Problems technical and procedural Daphne Preston-Kendal (02 Dec 2023 10:00 UTC)
Re: Problems technical and procedural John Cowan (02 Dec 2023 10:40 UTC)
Re: Problems technical and procedural Daphne Preston-Kendal (02 Dec 2023 11:04 UTC)
Re: Problems technical and procedural Arthur A. Gleckler (02 Dec 2023 16:01 UTC)
Re: Problems technical and procedural Per Bothner (02 Dec 2023 17:06 UTC)
Re: Problems technical and procedural Marc Nieper-Wißkirchen (02 Dec 2023 17:18 UTC)
Re: Problems technical and procedural Arthur A. Gleckler (02 Dec 2023 17:33 UTC)
Re: Problems technical and procedural Marc Nieper-Wißkirchen (02 Dec 2023 17:23 UTC)
Re: Problems technical and procedural Arthur A. Gleckler (02 Dec 2023 17:37 UTC)
Re: Problems technical and procedural Marc Nieper-Wißkirchen (04 Dec 2023 08:50 UTC)
Re: Problems technical and procedural Marc Nieper-Wißkirchen (02 Dec 2023 10:43 UTC)
Re: Problems technical and procedural Sergei Egorov (02 Dec 2023 10:45 UTC)
Re: Problems technical and procedural Daphne Preston-Kendal (02 Dec 2023 11:11 UTC)
(missing)
Re: Problems technical and procedural Daphne Preston-Kendal (02 Dec 2023 17:46 UTC)

Re: Problems technical and procedural Daphne Preston-Kendal 02 Dec 2023 17:46 UTC

On 2 Dec 2023, at 16:32, Sergei Egorov <xxxxxx@acm.org> wrote:

>>>> • It doesn’t map cleanly onto letrec*;
>>> Bodies allow various kinds of definitions, including define-syntax, so mapping is never as clean as it used to be. This SRFI is as clean as R7RS it translates to. In fact, its semantics is defined more precisely this way.
>>
>> This is exactly the problem with R6RS compatibility in this proposal: bodies with internal definitions become letrec* specifically *after* all macros have been expanded, i.e. after define-syntax has gone away.
> Could you please elaborate? As I see it, the difference is not in whether the body eventually becomes letrec* or not (it is letrec* in both proposals), but whether, after all macros are expanded, it becomes a single letrec* or possibly multiple nested letrec*s.

I don’t understand your question either, which suggests that we’re talking at cross purposes here.

>> R7RS Large’s current goal is specifically to reunite R7RS small with R6RS. As such, this proposal would be out of scope for R7RS Large.
> It could be the case (it's hard for me to tell), but as nothing in SRFI process as I understand it limits it to the scope of any particular future standard.
>
>> (The fact there is no existing implementation would also lead, at least, to a deferral of definitive acceptance of this proposal until three major Scheme implementations have taken it up.)
> This would be a strong argument if Scheme evolution was driven exclusively by what major implementations do. I'd like to believe it isn't so, and R7RS Small is a proof to that.

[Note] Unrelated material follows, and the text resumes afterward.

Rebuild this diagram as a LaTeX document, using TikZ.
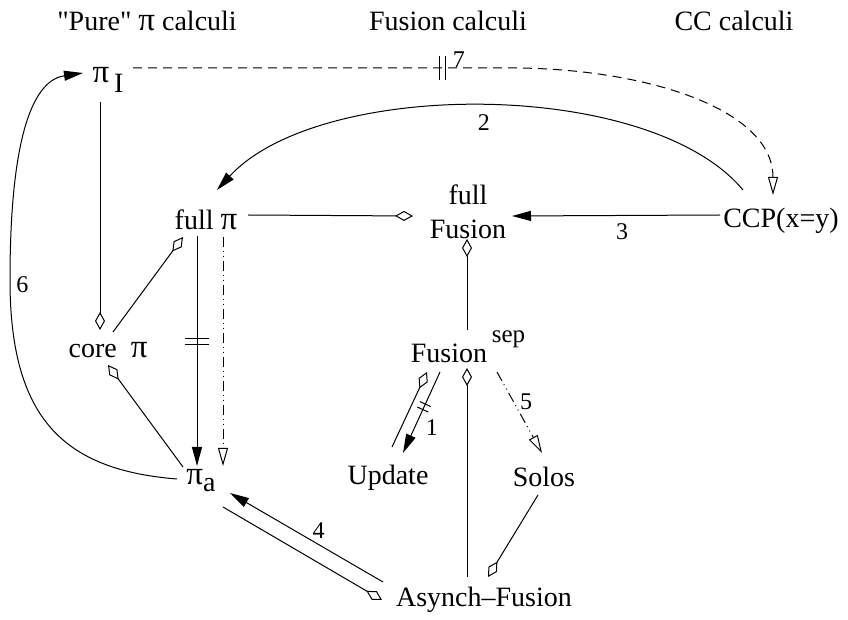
\documentclass[tikz,border=0pt]{standalone}
\usepackage{fontspec}
\setmainfont{Liberation Serif}[Ligatures=TeXOff]
\usetikzlibrary{arrows.meta,calc}

\newcommand\piglyph{{\fontsize{16.5}{17}\selectfont π}}

\tikzset{
  calcname/.style={font=\fontsize{14}{17}\selectfont, inner sep=0pt, anchor=base},
  lab/.style={font=\fontsize{12}{14}\selectfont, inner sep=1pt},
  incl/.style={-{Diamond[open,length=9pt,width=5pt]}},
  enc/.style={-{Triangle[length=9.5pt,width=5pt]}},
  opentip/.style={-{Triangle[open,length=9pt,width=5pt]}},
  weak/.style={opentip,dash pattern=on 5pt off 2pt on .5pt off 2pt on .5pt off 2pt},
  pics/bars/.style={code={\draw[solid,-] (-1.5pt,-#1)--(-1.5pt,#1) (1.5pt,-#1)--(1.5pt,#1);}},
}

\begin{document}
\begin{tikzpicture}[x=.5pt,y=-.5pt,line width=.5pt]
\useasboundingbox (0,0) rectangle (848,620);
% column heads
\node[calcname] (hpure) at (147,31) {"Pure" \piglyph{} calculi};
\node[calcname] (hfus) at (448,31) {Fusion calculi};
\node[calcname] (hcc) at (734,31) {CC calculi};
% calculi
\node[calcname] (piI) at (108,83) {\piglyph\,\raisebox{-5pt}{I}};
\node[calcname] (fullpi) at (206,230) {full \piglyph};
\node[calcname,align=center,anchor=south] (fullfus) at (468,239) {full\\Fusion};
\node[calcname] (ccp) at (781,228) {CCP(x=y)};
\node[calcname] (corepi) at (108,358) {core\enspace\piglyph};
\node[calcname] (fsep) at (468,363) {Fusion\,\raisebox{10pt}{\fontsize{12.5}{14}\selectfont sep}};
\node[calcname] (update) at (388,485) {Update};
\node[calcname] (solos) at (544,487) {Solos};
\node[calcname] (pia) at (201,485) {\piglyph\raisebox{-3.5pt}{a}};
\node[calcname] (async) at (484,607) {Asynch–Fusion};
% sub-calculi
\draw[incl] ($(piI.base)+(-8,19)$) -- ($(corepi.base)+(-8,-28)$);
\draw[incl] ($(corepi.base)+(5,-26)$) -- ($(fullpi.base)+(-23,7)$);
\draw[incl] ($(pia.base)+(-18,-18)$) -- ($(corepi.base)+(0,7)$);
\draw[incl] ($(fullpi.base)+(42,-15)$) -- ($(fullfus.south)+(-55,-23)$);
\draw[incl] ($(fsep.base)+(-1,-33)$) -- ($(fullfus.south)+(-1,0)$);
\draw[incl] ($(async.base)+(-17,-30)$) -- ($(fsep.base)+(-1,5)$);
\draw[incl] ($(update.base)+(4,-38)$) -- ($(fsep.base)+(-41,9)$);
\draw[incl] ($(solos.base)+(-6,8)$) -- ($(async.base)+(4,-30)$);
\draw[incl] ($(pia.base)+(22,22)$) -- ($(async.base)+(-102,-7)$);
% encodings
\draw[enc] ($(fullpi.base)+(-9,6)$) -- pic[pos=.46,sloped]{bars=6pt} ($(pia.base)+(-4,-19)$);
\draw[enc] ($(ccp.base)+(-61,-13)$) -- node[lab,pos=.47,below=3pt] (l3) {3} ($(fullfus.south)+(44,-23)$);
\draw[enc] ($(ccp.base)+(-38,-38)$) .. controls (650,78) and (320,78) .. node[lab,pos=.5,below=3pt] (l2) {2} ($(fullpi.base)+(11,-40)$);
\draw[enc] ($(fsep.base)+(-28,9)$) -- pic[pos=.43,sloped]{bars=3pt} node[lab,pos=.69,right=4.4pt] (l1) {1} ($(update.base)+(15,-32)$);
\draw[enc] ($(async.base)+(-101,-25)$) -- node[lab,pos=.42,above=2pt] (l4) {4} ($(pia.base)+(29,8)$);
\draw[enc] ($(pia.base)+(-24,-6)$) .. controls (65,470) and (10,420) .. (10,280)
  node[lab,anchor=west,xshift=2pt,yshift=-2.5pt] (l6) {6}
  .. controls (10,130) and (35,80) .. ($(piI.base)+(-25,-10)$);
% weak encodings
\draw[weak] ($(fullpi.base)+(17,7)$) -- ($(pia.base)+(22,-19)$);
\draw[weak] ($(fsep.base)+(29,9)$) -- node[lab,pos=.37,right=2pt] (l5) {5} ($(solos.base)+(-2,-34)$);
\draw[opentip,dash pattern=on 4.5pt off 3pt] ($(piI.base)+(25,-15)$) -- pic[pos=.8,sloped]{bars=6pt}
  node[lab,pos=.82,anchor=base west] (l7) {7} (520,68)
  .. controls (650,70) and (773,110) .. ($(ccp.base)+(-8,-33)$);
\end{tikzpicture}
\end{document}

Since you positioned this as a competitor to SRFI 245, which itself is intended as a contribution to the R7RS Large process, I naturally assumed you also intended this SRFI to be considered for R7RS Large.

>> The insertion is not necessarily easy to spot given the possibility that forms within a body include macro uses which could expand into definitions, expressions, or a mix of the two.
>
> So far, people preferred to name definition-producing macros in such a way that they are easy to spot, i.e. define-xxx. If they don't, it will make the code hard to understand, no matter which of the two proposals is chosen. I believe SRFI-245 is even more vulnerable to this sort of problems because of nonlocality of its effects.

Macro-generated definitions can also be implementation details of a macro, however (binding names not visible outside of the expansion itself), in which case a define- name would not necessarily be used.

Such macros which actually mix hidden definitions with expressions in their expansion are admittedly currently rare (because they can only be used once in a body under the R5RS/R6RS rules), but would likely become more common in any SRFI 245/251 like situation.